This weekend was pretty nice. Ang and I hung a bit on her birthday on Saturday. Went to the mall and wandered around. The mall is a bad place for me. Not just because I spend more money than I have. The mall is the best place for me to see young Asian girls. Naturally, I stalk them. It's not that I get too creepy or anything, I just want to look that's all. I'll do it for as long as it takes for me to be noticed as a stalker. I don't want to freak out parents or anything, I just want to imagine that is what Sophia will look like. I'm totally not the only one that does this. I read blogs all the time that talk about the same thing. In fact, my own SW said that she used to do the same thing. It really did make me feel less dirty about my Asian girl stalking habits. My friends know that I do it and don't seem to mind yet. Shane says that he is know stalking these girls for me as well. I love it that my best friends are becoming so vested in this adoption. I can't tell you how good it feels to have that support. There are so many people out there that do not have the support that I do. Sure, I still get tons of offensive remarks from those near and dear from time to time, but I don't get too bent yet. It's something that I'll have to deal with for the rest of my life.

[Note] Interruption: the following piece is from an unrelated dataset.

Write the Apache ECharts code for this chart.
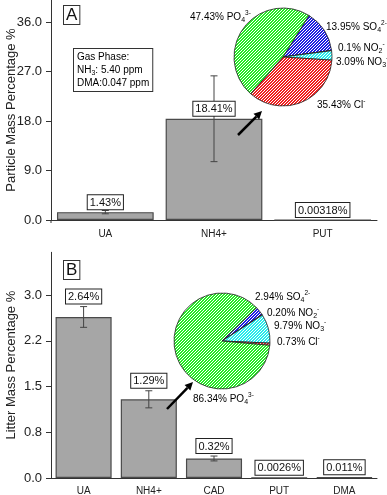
<!DOCTYPE html>
<html><head><meta charset="utf-8">
<script src="https://cdn.jsdelivr.net/npm/echarts@6/dist/echarts.min.js"></script>
<style>html,body{margin:0;padding:0;background:#fff}#c{width:387px;height:495px}</style>
</head><body><div id="c"></div>
<script>
// ---- Data ----
const catsA = ['UA', 'NH4+', 'PUT'];
const valsA = [1.43, 18.41, 0.00318];
const errA = [0.3, 7.8, 0];
const catsB = ['UA', 'NH4+', 'CAD', 'PUT', 'DMA'];
const valsB = [2.64, 1.29, 0.32, 0.0026, 0.011];
const errB = [0.17, 0.14, 0.04, 0, 0];
const ticksB = ['0.0', '0.8', '1.5', '2.2', '3.0'];
const ions = ['SO4', 'NO2', 'NO3', 'Cl', 'PO4'];
const pieA = [13.95, 0.1, 3.09, 35.43, 47.43];
const pieAText = ['13.95', '0.1', '3.09', '35.43', '47.43'];
const pieB = [2.94, 0.20, 9.79, 0.73, 86.34];
const pieBText = ['2.94', '0.20', '9.79', '0.73', '86.34'];

// ---- Styles ----
const FONT = 'Liberation Sans, Arial, sans-serif';
function hatch(base) {
  const c = document.createElement('canvas');
  c.width = 6; c.height = 6;
  const g = c.getContext('2d');
  g.fillStyle = base; g.fillRect(0, 0, 6, 6);
  g.fillStyle = '#ffffff';
  for (let x = 0; x < 6; x++) for (let y = 0; y < 6; y++) if ((x + y) % 3 === 0) g.fillRect(x, y, 1, 1);
  return { image: c, repeat: 'repeat' };
}
const ionColor = {
  SO4: hatch('rgb(30,30,225)'),
  NO2: hatch('rgb(20,20,140)'),
  NO3: hatch('rgb(40,235,235)'),
  Cl: hatch('rgb(240,30,30)'),
  PO4: hatch('rgb(35,235,35)')
};
const ionRich = {
  SO4: ['SO', '4', '2-'], NO2: ['NO', '2', '-'], NO3: ['NO', '3', '-'], Cl: ['Cl', '', '-'], PO4: ['PO', '4', '3-']
};
function ionText(t, ion) {
  const r = ionRich[ion];
  return '{m|' + t + '% ' + r[0] + '}' + (r[1] ? '{sub|' + r[1] + '}' : '') + '{sup|' + r[2] + '}';
}
const richStyle = {
  m: { fontSize: 10, fontFamily: FONT, color: '#111', lineHeight: 14, verticalAlign: 'middle' },
  sub: { fontSize: 7, fontFamily: FONT, color: '#111', lineHeight: 14, verticalAlign: 'bottom' },
  sup: { fontSize: 6.5, fontFamily: FONT, color: '#111', lineHeight: 14, verticalAlign: 'top' }
};

function pieData(vals) {
  return vals.map((v, i) => ({ name: ions[i], value: v, itemStyle: { color: ionColor[ions[i]] } }));
}

const labelPosA = [[326, 27], [338, 48], [336, 62], [317, 105], [190, 17]];
const labelPosB = [[255, 297], [267, 313], [274, 326], [277, 342], [193, 399]];

function pieLabels(texts, pos) {
  return texts.map((t, i) => ({
    type: 'text', left: pos[i][0], top: pos[i][1] - 7, z: 50,
    style: { text: ionText(t, ions[i]), rich: richStyle }
  }));
}

// error bars + value boxes; anchorOnErr: box sits above the error bar top
function errSeries(xi, yi, vals, errs, anchorOnErr) {
  return {
    type: 'custom', xAxisIndex: xi, yAxisIndex: yi, z: 5,
    data: vals.map((v, i) => [i, v - errs[i], v + errs[i], v]),
    renderItem: function (params, api) {
      const lo = api.coord([api.value(0), api.value(1)]);
      const hi = api.coord([api.value(0), api.value(2)]);
      const mid = api.coord([api.value(0), api.value(3)]);
      const s = { stroke: '#444', lineWidth: 1 };
      const w = 3.5;
      const children = [];
      if (Math.abs(lo[1] - hi[1]) >= 1) {
        children.push(
          { type: 'line', shape: { x1: lo[0], y1: lo[1], x2: hi[0], y2: hi[1] }, style: s },
          { type: 'line', shape: { x1: lo[0] - w, y1: lo[1], x2: lo[0] + w, y2: lo[1] }, style: s },
          { type: 'line', shape: { x1: hi[0] - w, y1: hi[1], x2: hi[0] + w, y2: hi[1] }, style: s }
        );
      }
      const ay = (anchorOnErr ? hi[1] : mid[1]) - 3;
      children.push({
        type: 'text', x: mid[0], y: ay, z2: 10,
        style: {
          text: String(vals[params.dataIndex]) + '%', fontSize: 11, fontFamily: FONT, fill: '#111',
          align: 'center', verticalAlign: 'bottom',
          backgroundColor: '#fff', borderColor: '#222', borderWidth: 1, padding: [2, 2, 1, 2]
        }
      });
      return { type: 'group', children: children };
    }
  };
}

const barStyle = { color: '#a6a6a6', borderColor: '#4a4a4a', borderWidth: 1.2 };

function arrow(x1, y1, x2, y2) {
  const ang = Math.atan2(y2 - y1, x2 - x1);
  const L = 8, W = 4;
  const bx = x2 - L * Math.cos(ang), by = y2 - L * Math.sin(ang);
  const px = -Math.sin(ang) * W, py = Math.cos(ang) * W;
  return [
    { type: 'line', z: 40, shape: { x1: x1, y1: y1, x2: bx, y2: by }, style: { stroke: '#000', lineWidth: 2.5 } },
    { type: 'polygon', z: 40, shape: { points: [[x2, y2], [bx + px, by + py], [bx - px, by - py]] }, style: { fill: '#000' } }
  ];
}

function yAxisCfg(idx, max, interval, name, fmt) {
  return {
    type: 'value', gridIndex: idx, min: 0, max: max, interval: interval,
    name: name, nameLocation: 'middle', nameGap: 33, nameMoveOverlap: false,
    nameTextStyle: { fontSize: 13, color: '#222', fontFamily: FONT },
    axisLine: { show: true, lineStyle: { color: '#333' } },
    axisTick: { show: true, length: 5, lineStyle: { color: '#333' } },
    splitLine: { show: false },
    axisLabel: { fontSize: 13, color: '#222', margin: 9, showMaxLabel: false, fontFamily: FONT, formatter: fmt }
  };
}
function xAxisCfg(idx, data, offset) {
  return {
    type: 'category', gridIndex: idx, data: data, offset: offset,
    axisLine: { lineStyle: { color: '#333', width: 1 } },
    axisTick: { length: 5, lineStyle: { color: '#333' } },
    axisLabel: { fontSize: 10, color: '#222', margin: 7, fontFamily: FONT }
  };
}

const option = {
  animation: false,
  textStyle: { fontFamily: FONT },
  grid: [
    { left: 51, right: 10, top: 0, height: 220, outerBoundsMode: 'none', containLabel: false },
    { left: 51, right: 10, top: 252.3, height: 225.7, outerBoundsMode: 'none', containLabel: false }
  ],
  xAxis: [xAxisCfg(0, catsA, 2), xAxisCfg(1, catsB, 1)],
  yAxis: [
    yAxisCfg(0, 40, 9, 'Particle Mass Percentage %', v => v.toFixed(1)),
    yAxisCfg(1, 3.7, 0.75, 'Litter Mass Percentage %', v => { const i = Math.round(v / 0.75); return ticksB[i] !== undefined ? ticksB[i] : ''; })
  ],
  series: [
    { type: 'bar', xAxisIndex: 0, yAxisIndex: 0, data: valsA, barWidth: '89%', itemStyle: barStyle },
    { type: 'bar', xAxisIndex: 1, yAxisIndex: 1, data: valsB, barWidth: '86%', itemStyle: barStyle },
    errSeries(0, 0, valsA, errA, false),
    errSeries(1, 1, valsB, errB, true),
    { type: 'pie', center: [283, 57], radius: 49, startAngle: 58, clockwise: true,
      label: { show: false }, labelLine: { show: false }, z: 20,
      itemStyle: { borderColor: '#222', borderWidth: 0.8 }, data: pieData(pieA) },
    { type: 'pie', center: [222, 341], radius: 48, startAngle: 44, clockwise: true,
      label: { show: false }, labelLine: { show: false }, z: 20,
      itemStyle: { borderColor: '#222', borderWidth: 0.8 }, data: pieData(pieB) }
  ],
  graphic: [
    { type: 'line', shape: { x1: 51, y1: 220, x2: 51, y2: 223 }, style: { stroke: '#333', lineWidth: 1 } },
    { type: 'text', left: 63, top: 5, z: 30,
      style: { text: 'A', fontSize: 17, fontFamily: FONT, fill: '#111', backgroundColor: '#fff', borderColor: '#333', borderWidth: 1, padding: [1, 2, 0, 2] } },
    { type: 'text', left: 63, top: 260, z: 30,
      style: { text: 'B', fontSize: 17, fontFamily: FONT, fill: '#111', backgroundColor: '#fff', borderColor: '#333', borderWidth: 1, padding: [1, 2, 0, 2] } },
    { type: 'text', left: 73, top: 48, z: 30,
      style: {
        text: '{t|Gas Phase:}\n{t|NH}{s|3}{t|: 5.40 ppm}\n{t|DMA:0.047 ppm}',
        backgroundColor: '#fff', borderColor: '#333', borderWidth: 1, padding: [2, 3, 1, 3],
        rich: {
          t: { fontSize: 10, fontFamily: FONT, color: '#111', lineHeight: 13 },
          s: { fontSize: 7, fontFamily: FONT, color: '#111', lineHeight: 13, verticalAlign: 'bottom' }
        }
      } }
  ].concat(arrow(238, 135, 262, 111), arrow(167, 409, 193, 382), pieLabels(pieAText, labelPosA), pieLabels(pieBText, labelPosB))
};
const chart = echarts.init(document.getElementById('c'), null, { renderer: 'canvas' });
chart.setOption(option);
</script></body></html>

Every trip to the mall also means a trip to Pottery Barn Kids. I have to go in every single time. I will drag who ever I am with in there with no regard to how they feel about it. Hey, at least I'm honest. I have never bought anything from there, but I sure do have a list. I have a PBK catalogue at home that I look at 12 times a day. There is just the most perfect quilt in there that I have to have. The colors send a tingle down my spine and I imagine her room all finished. It gives me some peace for a little bit. I guess that I must look like an insane person to someone that has never been in my shoes. Thankfully, I read blogs from people that help me to realize that I am certainly not alone or crazy. Frenchie is always very sweet not to make me feel to obsessive about it all. He doesn't do anything like I do, but seems to understand my need. That or he is totally used to it and it's no big deal after all of this time.
I made my first cake,since I have been given another try, that I am pretty proud of. It is just the cutest thing ever. It's pink castle. Totally a little girlie cake. I made it for the girl down the street. It wasn't a hard cake to do, but I did really work hard on making just perfect. I hadn't realized how much I loved that feeling of being so proud of a cake. And I am very proud.
We sent out more docs to be authenticated this weekend. Still no 171, but at least we are almost able to see the light at the end of the tunnel. The next batch that comes out of China will be very important. It indicates for at least a little bit if the process is going to start to get back on track or slow down even more. Even though we are not even LID yet, I have already become addicted to the rumor boards. You can't really hold too much stock in it all, but I understand why people have to look every day anyway. It's the only place where there is any news at all. Even if it's made up, people need something to help them get by. Agencies only give news when they have it confirmed and then double checked. Really, there is never any news coming from the agencies. CCAA just did a visit to all the major agencies in the US. It's hard because there was really no more information that came out of that than we had before. It's a desperation for information that we all need.